* **SUPPLIED MATERIAL**
────────────────

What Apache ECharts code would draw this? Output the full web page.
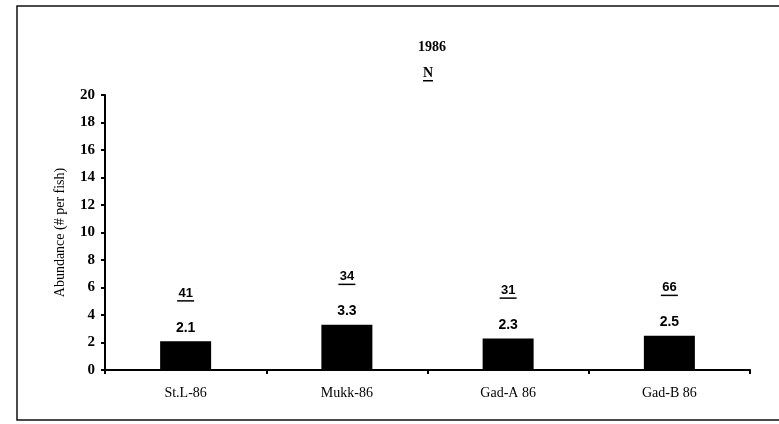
<!DOCTYPE html>
<html>
<head>
<meta charset="utf-8">
<script src="https://cdn.jsdelivr.net/npm/echarts@6/dist/echarts.min.js"></script>
<style>
  html, body { margin: 0; padding: 0; background: #fff; }
  #chart { width: 779px; height: 424px; }
</style>
</head>
<body>
<div id="chart"></div>
<script>
// sites sampled in 1986
var sites = ['St.L-86', 'Mukk-86', 'Gad-A 86', 'Gad-B 86'];
// mean abundance (# per fish)
var abundance = [2.1, 3.3, 2.3, 2.5];
// sample sizes (N) printed above bars
var sampleN = [41, 34, 31, 66];

var serif = '"Liberation Serif", "DejaVu Serif", serif';
var sans = '"Liberation Sans", Arial, sans-serif';

var chart = echarts.init(document.getElementById('chart'));

// N labels: underlined text placed above each bar
function renderN(params, api) {
    var p = api.coord([api.value(0), api.value(1)]);
    var txt = String(api.value(2));
    var w = txt.length * 7.5 + 2;
    var cy = p[1] - 48;
    return {
        type: 'group',
        children: [
            {
                type: 'text',
                style: {
                    text: txt, x: p[0], y: cy,
                    align: 'center', verticalAlign: 'middle',
                    font: 'bold 13px ' + sans, fill: '#000'
                }
            },
            {
                type: 'rect',
                shape: { x: p[0] - w / 2, y: cy + 7, width: w, height: 1.5 },
                style: { fill: '#000' }
            }
        ]
    };
}

var nData = [];
for (var i = 0; i < sites.length; i++) {
    nData.push([i, abundance[i], sampleN[i]]);
}

var option = {
    backgroundColor: '#fff',
    animation: false,
    graphic: [
        {
            type: 'rect',
            shape: { x: 17, y: 6, width: 775, height: 414 },
            style: { fill: 'none', stroke: '#111', lineWidth: 1.5 }
        },
        {
            type: 'text',
            left: 418, top: 40,
            style: { text: '1986', font: 'bold 14px ' + serif, fill: '#000' }
        },
        {
            type: 'text',
            left: 423, top: 66,
            style: { text: 'N', font: 'bold 14px ' + serif, fill: '#000' }
        },
        {
            type: 'rect',
            shape: { x: 423, y: 80, width: 10, height: 1.5 },
            style: { fill: '#000' }
        }
    ],
    grid: { left: 105, right: 29, top: 95, bottom: 54 },
    xAxis: {
        type: 'category',
        data: sites,
        axisLine: { lineStyle: { color: '#000', width: 2 } },
        axisTick: { show: true, length: 4, alignWithLabel: false, lineStyle: { color: '#000', width: 2 } },
        axisLabel: { color: '#000', fontFamily: serif, fontSize: 14, margin: 16 }
    },
    yAxis: {
        type: 'value',
        min: 0, max: 20, interval: 2,
        name: 'Abundance (# per fish)',
        nameLocation: 'middle',
        nameGap: 38,
        nameTextStyle: { color: '#000', fontFamily: serif, fontSize: 14 },
        axisLine: { show: true, lineStyle: { color: '#000', width: 2 } },
        axisTick: { show: true, length: 4, lineStyle: { color: '#000', width: 2 } },
        axisLabel: { color: '#000', fontFamily: serif, fontSize: 15, fontWeight: 'bold', margin: 10 },
        splitLine: { show: false }
    },
    series: [
        {
            type: 'bar',
            data: abundance,
            barWidth: 51,
            itemStyle: { color: '#000' },
            label: {
                show: true,
                position: 'top',
                distance: 6,
                color: '#000',
                fontFamily: sans,
                fontWeight: 'bold',
                fontSize: 14
            }
        },
        {
            type: 'custom',
            data: nData,
            renderItem: renderN,
            silent: true,
            z: 5
        }
    ]
};

chart.setOption(option);
</script>
</body>
</html>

────────────────

Copy out each line word for word, please, skipping the images.

What Apache ECharts code would draw this? Output the full web page.
<!DOCTYPE html>
<html>
<head>
<meta charset="utf-8">
<script src="https://cdn.jsdelivr.net/npm/echarts@6/dist/echarts.min.js"></script>
<style>
  html, body { margin: 0; padding: 0; background: #fff; }
  #chart { width: 779px; height: 424px; }
</style>
</head>
<body>
<div id="chart"></div>
<script>
// sites sampled in 1986
var sites = ['St.L-86', 'Mukk-86', 'Gad-A 86', 'Gad-B 86'];
// mean abundance (# per fish)
var abundance = [2.1, 3.3, 2.3, 2.5];
// sample sizes (N) printed above bars
var sampleN = [41, 34, 31, 66];

var serif = '"Liberation Serif", "DejaVu Serif", serif';
var sans = '"Liberation Sans", Arial, sans-serif';

var chart = echarts.init(document.getElementById('chart'));

// N labels: underlined text placed above each bar
function renderN(params, api) {
    var p = api.coord([api.value(0), api.value(1)]);
    var txt = String(api.value(2));
    var w = txt.length * 7.5 + 2;
    var cy = p[1] - 48;
    return {
        type: 'group',
        children: [
            {
                type: 'text',
                style: {
                    text: txt, x: p[0], y: cy,
                    align: 'center', verticalAlign: 'middle',
                    font: 'bold 13px ' + sans, fill: '#000'
                }
            },
            {
                type: 'rect',
                shape: { x: p[0] - w / 2, y: cy + 7, width: w, height: 1.5 },
                style: { fill: '#000' }
            }
        ]
    };
}

var nData = [];
for (var i = 0; i < sites.length; i++) {
    nData.push([i, abundance[i], sampleN[i]]);
}

var option = {
    backgroundColor: '#fff',
    animation: false,
    graphic: [
        {
            type: 'rect',
            shape: { x: 17, y: 6, width: 775, height: 414 },
            style: { fill: 'none', stroke: '#111', lineWidth: 1.5 }
        },
        {
            type: 'text',
            left: 418, top: 40,
            style: { text: '1986', font: 'bold 14px ' + serif, fill: '#000' }
        },
        {
            type: 'text',
            left: 423, top: 66,
            style: { text: 'N', font: 'bold 14px ' + serif, fill: '#000' }
        },
        {
            type: 'rect',
            shape: { x: 423, y: 80, width: 10, height: 1.5 },
            style: { fill: '#000' }
        }
    ],
    grid: { left: 105, right: 29, top: 95, bottom: 54 },
    xAxis: {
        type: 'category',
        data: sites,
        axisLine: { lineStyle: { color: '#000', width: 2 } },
        axisTick: { show: true, length: 4, alignWithLabel: false, lineStyle: { color: '#000', width: 2 } },
        axisLabel: { color: '#000', fontFamily: serif, fontSize: 14, margin: 16 }
    },
    yAxis: {
        type: 'value',
        min: 0, max: 20, interval: 2,
        name: 'Abundance (# per fish)',
        nameLocation: 'middle',
        nameGap: 38,
        nameTextStyle: { color: '#000', fontFamily: serif, fontSize: 14 },
        axisLine: { show: true, lineStyle: { color: '#000', width: 2 } },
        axisTick: { show: true, length: 4, lineStyle: { color: '#000', width: 2 } },
        axisLabel: { color: '#000', fontFamily: serif, fontSize: 15, fontWeight: 'bold', margin: 10 },
        splitLine: { show: false }
    },
    series: [
        {
            type: 'bar',
            data: abundance,
            barWidth: 51,
            itemStyle: { color: '#000' },
            label: {
                show: true,
                position: 'top',
                distance: 6,
                color: '#000',
                fontFamily: sans,
                fontWeight: 'bold',
                fontSize: 14
            }
        },
        {
            type: 'custom',
            data: nData,
            renderItem: renderN,
            silent: true,
            z: 5
        }
    ]
};

chart.setOption(option);
</script>
</body>
</html>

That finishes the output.